- Date(s): First Thursday of November
- Frequency: Annual
- Location(s): London
- Years active: 2006–present
- Organized by: Royal British Legion
- Website: www.britishlegion.org.uk/get-involved/things-to-do/regional-events

= London Poppy Day =

UK charity event of the Royal British Legion

London Poppy Day is an annual event organised by the Royal British Legion which aims to raise £1million for its Poppy Appeal. Launched in 2006, the event takes place in London on the first Thursday of November, shortly before the United Kingdom observes Remembrance Sunday, and is one of several similar events held in cities around the United Kingdom. The day sees volunteers and armed forces veterans selling poppy merchandise to raise funds at venues such as railway stations, on the London Underground, and in offices, as well as entertainment provided by military bands.

==Overview==
London Poppy Day is an annual event organised by the Royal British Legion that takes place on the first Thursday of November, shortly before Remembrance Sunday, and aims to raise £1m for the Royal British Legion's Poppy Appeal. The event sees volunteers selling poppy merchandise at venues around London, including rail and tube stations during the morning and evening rush hours, as well as offices at lunchtime to raise funds for the Royal British Legion's Poppy Appeal. Entertainment is provided throughout the day by military bands, with the 2010 event, held on 4 November of that year, including a performance by the Band of the Brigade of Gurkhas at Leadenhall Market, and military bagpipes at various underground stations, while Poppy Day 2017 included a performance by the Band of the Grenadier Guards at London Waterloo station. The day ends with the volunteers gathering at Leadenhall Market.

Similar events are held in other locations around the UK in early November, including Birmingham, Cardiff, Edinburgh, Leeds, and Manchester.

==History==
The first London Poppy Day took place in November 2006, and was organised by 10 volunteers from the Royal British Legion's Lloyd's of London Branch, who raised £500 for the Poppy Appeal. It has since grown into the largest street collection of its kind in Europe. In 2008, the collection raised £16,000. A total of £60,000 was raised in 2009, while the 2010 collection aimed to raise £150,000 with volunteers selling poppies at around 30 venues. The 2013 London Poppy Day, held on 7 November, was launched by The Poppy Girls, who performed their single, "The Call (No Need to Say Goodbye)", at Covent Garden, while volunteers at around 80 venues hoped to raise £1m for the Poppy Appeal. The then Duke and Duchess of Cambridge travelled by bus to Kensington High Street to meet volunteers and help sell poppies. Prince Philip, Duke of Edinburgh also opened the Field of Remembrance, a memorial garden at Westminster. Poppy Day 2014 saw special announcements recorded for the London Underground by footballer John Terry and Arsenal manager Arsène Wenger. In 2017, Gavin Williamson, the newly-appointed Secretary of State for Defence, joined volunteers to sell poppies at Waterloo station.

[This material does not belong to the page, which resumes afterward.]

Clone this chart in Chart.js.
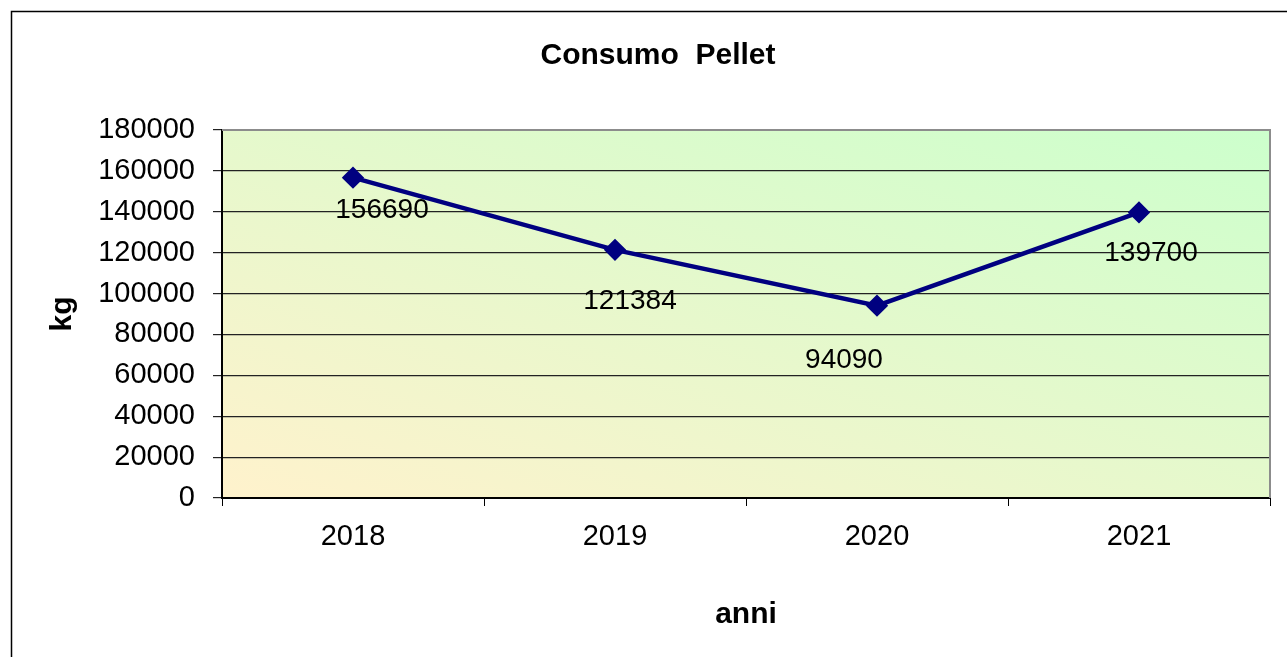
<!DOCTYPE html>
<html>
<head>
<meta charset="utf-8">
<script src="https://cdn.jsdelivr.net/npm/chart.js@4.4.1/dist/chart.umd.min.js"></script>
<style>
  html, body { margin: 0; padding: 0; background: #fff; }
  #wrap { width: 1287px; height: 657px; position: relative; }
</style>
</head>
<body>
<div id="wrap"><canvas id="chart"></canvas></div>
<script>
const years = ["2018", "2019", "2020", "2021"];
const consumo = [156690, 121384, 94090, 139700];
const yTicks = [0, 20000, 40000, 60000, 80000, 100000, 120000, 140000, 160000, 180000];

// label nudges, like excel placed them
const labelOffsets = [[29, 33], [15, 51], [-33, 55], [12, 41]];

const FONT = "'Liberation Sans', Arial, sans-serif";

const framePlugin = {
  id: 'frame',
  beforeDraw(chart) {
    const ctx = chart.ctx;
    const a = chart.chartArea;
    ctx.save();
    // outer frame
    ctx.strokeStyle = '#000';
    ctx.lineWidth = 1.5;
    ctx.beginPath();
    ctx.moveTo(11.5, 700);
    ctx.lineTo(11.5, 11.5);
    ctx.lineTo(1300, 11.5);
    ctx.stroke();
    // plot background, diagonal gradient (corners TL and BR about equal)
    const w = a.right - a.left, h = a.bottom - a.top;
    const cx = a.left + w / 2, cy = a.top + h / 2;
    const len = Math.hypot(w, h);
    const nx = h / len, ny = -w / len;
    const d = Math.abs((-w / 2) * nx + (h / 2) * ny);
    const g = ctx.createLinearGradient(cx - nx * d, cy - ny * d, cx + nx * d, cy + ny * d);
    g.addColorStop(0, '#fff2cc');
    g.addColorStop(1, '#ccffcc');
    ctx.fillStyle = g;
    ctx.fillRect(a.left, a.top, w, h);
    // title
    ctx.fillStyle = '#000';
    ctx.font = 'bold 30px ' + FONT;
    ctx.textAlign = 'center';
    ctx.textBaseline = 'middle';
    ctx.fillText('Consumo  Pellet', 658, 56);
    ctx.restore();
  },
  afterDatasetsDraw(chart) {
    const ctx = chart.ctx;
    const a = chart.chartArea;
    ctx.save();
    // gray top/right border
    ctx.strokeStyle = '#8c8c8c';
    ctx.lineWidth = 2;
    ctx.beginPath();
    ctx.moveTo(a.left, a.top);
    ctx.lineTo(a.right, a.top);
    ctx.lineTo(a.right, a.bottom);
    ctx.stroke();
    // data labels
    const meta = chart.getDatasetMeta(0);
    ctx.fillStyle = '#000';
    ctx.font = '28px ' + FONT;
    ctx.textAlign = 'center';
    ctx.textBaseline = 'middle';
    meta.data.forEach((pt, i) => {
      const off = labelOffsets[i];
      ctx.fillText(String(consumo[i]), pt.x + off[0], pt.y + off[1]);
    });
    ctx.restore();
  }
};

new Chart(document.getElementById('chart'), {
  type: 'line',
  data: {
    labels: years,
    datasets: [{
      data: consumo,
      borderColor: '#000080',
      backgroundColor: '#000080',
      borderWidth: 4.5,
      pointStyle: 'rectRot',
      pointRadius: 8,
      pointHoverRadius: 8,
      tension: 0,
      clip: false
    }]
  },
  options: {
    responsive: true,
    maintainAspectRatio: false,
    animation: false,
    layout: { padding: { top: 130, right: 17, left: 0, bottom: 0 } },
    plugins: {
      legend: { display: false },
      tooltip: { enabled: false }
    },
    scales: {
      x: {
        offset: true,
        grid: {
          offset: true,
          drawOnChartArea: false,
          drawTicks: true,
          tickLength: 8,
          color: '#000'
        },
        border: { color: '#000', width: 2 },
        ticks: {
          color: '#000',
          padding: 14,
          font: { family: FONT, size: 29 }
        },
        title: {
          display: true,
          text: 'anni',
          color: '#000',
          font: { family: FONT, size: 30, weight: 'bold' },
          padding: { top: 0, bottom: 24 }
        },
        afterFit(scale) { scale.height = 159; }
      },
      y: {
        min: 0,
        max: 180000,
        afterBuildTicks(scale) { scale.ticks = yTicks.map(v => ({ value: v })); },
        grid: {
          color: '#222',
          lineWidth: 1.2,
          drawTicks: true,
          tickLength: 9
        },
        border: { color: '#000', width: 2 },
        ticks: {
          color: '#000',
          padding: 18,
          font: { family: FONT, size: 29 },
          callback: (v) => String(v)
        },
        title: {
          display: true,
          text: 'kg',
          color: '#000',
          font: { family: FONT, size: 30, weight: 'bold' },
          padding: { top: 45, bottom: 0 }
        },
        afterFit(scale) { scale.width = 222; }
      }
    }
  },
  plugins: [framePlugin]
});
</script>
</body>
</html>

London Poppy Day went ahead in November 2020, but on a much reduced scale because of restrictions introduced as a result of the COVID-19 pandemic, with ways to donate including via QR code, text messaging and contactless payment in order to facilitate the need for social distancing measures to be observed. That year saw 200 volunteers collecting at nine railway stations in London, and included personnel from 32 Regiment Royal Artillery, who were part of the UK's response to the pandemic. The 2021 event, held on 4 November, saw collections at around 50 London Underground stations and around 3,000 volunteers taking part across London.

In October 2022, and following the announcement of a series of strikes by the National Union of Rail, Maritime and Transport Workers (RMT), the Royal British Legion cancelled that year's London Poppy Day, scheduled for 3 November, a day on which one of the strikes would fall. The Royal British Legion said it would look at alternative ways to "lessen the impact" of the financial loss cancelling the event would cause. The RMT subsequently cancelled the 3 November strike to avoid the event. It was the second time a planned railway strike had been called off for the event, following a 72-hour strike scheduled by staff at Southern Trains for 3–5 November 2016 that would have coincided with Thursday 3 November of that year, and was suspended for the day following a request from the Royal British Legion.

The 2022 event saw around 2,000 volunteers collecting donations around London. To mark its tenth year of supporting the Royal British Legion, Transport for London designed special poppy roundels that were displayed at around 20 underground stations, including King's Cross St Pancras, Baker Street and London Bridge, while some London buses were wrapped in displays designed for the occasion. A special train announcement was also recorded by the actor Shane Richie. Rishi Sunak, the UK Prime Minister, also helped to sell poppies at Westminster tube station. In November 2023, Veterans' Minister Johnny Mercer joined volunteers to sell poppies to the public, while musician Jools Holland recorded announcements for the London Underground encouraging people to donate to the Poppy Appeal.